PCSTEL has argued that the service providers will face no competition or not enough to matter, so the exclusivity is their's anyway. But while that's true in some countries, plenty of places will NOT leave service providers with an abusive monopoly [I'm just quoting the mindset of people like Joel Klein and others who think free market monopolies exist which justifies to them the removal of that monopoly - I don't think it would be an abusive monopoly]. The Globalstar spectrum was agreed by WARC [the world spectrum-governing body] to be shared spectrum. It wasn't to be the exclusive preserve of Globalstar. Individual countries license individual companies so although theoretically the spectrum is shared, I imagine that in places like China, the Korean or Russian gateways would NOT be allowed to supply minutes and nobody but China Telecom would be allowed to offer service.

So the Chinese gateways would be dead and competitors impotent if Globalstar couldn't come to some agreement with China Telecom. PCSTEL's theory would be right if that situation applied everywhere. But Globalstar minutes are not fixed in one place - they can be carried around the world by the satellites to be used in another country. To a certain extent anyway. The first 100 or more posts in this stream covers that.

The satellites are limited by battery storage, photovoltaic output, circuits available and cooling. Any one of those can mean the satellite can't do more. If there is huge demand in the USA, the batteries could be recharged over China and the satellite allowed to cool while leaving the circuits quiet. Then, as the satellites come over Alaska and down over Canada and the USA and Mexico, they could be running flat out! Circuits full, batteries running down, photovoltaics at the limit [if they are in sunshine and not night-time they would be able to do some recharging], satellite getting hot at 2 kilowatts. Then, it could cool down and recharge over the South America, the South Atlantic and so on. Of, if the USA doesn't want the minutes, they could be saved for Brazil, Colombia [PCSTEL's wife's family could enjoy some Globalstar Gabbing [GG]] or elsewhere.

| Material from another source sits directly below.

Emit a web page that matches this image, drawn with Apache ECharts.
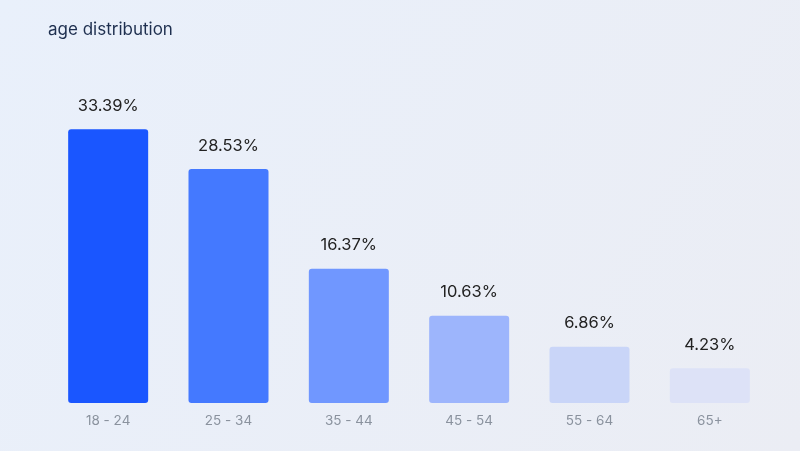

Or, China could use the minutes, overfly USA with few being used [goodbye GlobalstarUSA] while cooling and recharging, then sell the minutes in South America.

That's one answer to PCSTEL's Exit 1 problem!

The debt is irrelevant to the pricing of Globalstar minutes. The pricing is decided by the subscribers who understand the value of Globalstar to them. Sure, Globalstar service providers do actually set the prices at which they will sell, but they can't force subscribers to use them.

As PCSSTEL pointed out in regard to the out of town high-priced gas station, people buy enough to get back to town. They don't fill 'er up. The customers set the price. That's why at tomato auctions, the auctioneer just records the bids - the auctioneer doesn't tell people what to bid. If there are a LOT of tomatoes, the bids are lower and people buy a lot more and eat a lot more.

The debt being written off won't make the minutes any more or less valuable to subscribers. It will just make a difference to who owns the constellation and who makes the profits when subscribers pay money. The debt should be irrelevant to the price charged [let's hope the marketing people at Globalstar can understand that - I'm not hopeful as I suspect most people don't 'get it']. The cost of the constellation should NOT figure in the price charged.

What should matter is the price received for the minutes which have been speculatively built in consideration of the next constellation. If we get heaps of money, we should build a new constellation quickly. If we get not much, we should defer the next constellation until the market and technology is worthwhile. But for the first constellation, the deed is done and all we can do now is sell the minutes for what the market will bear to maximize NPV. So far, they have done a very bad job of that.

Well, that's it for the day!

Mqurice

PS: I don't think the little price rise on low volume was a short squeeze. More like wishful thinking on no information.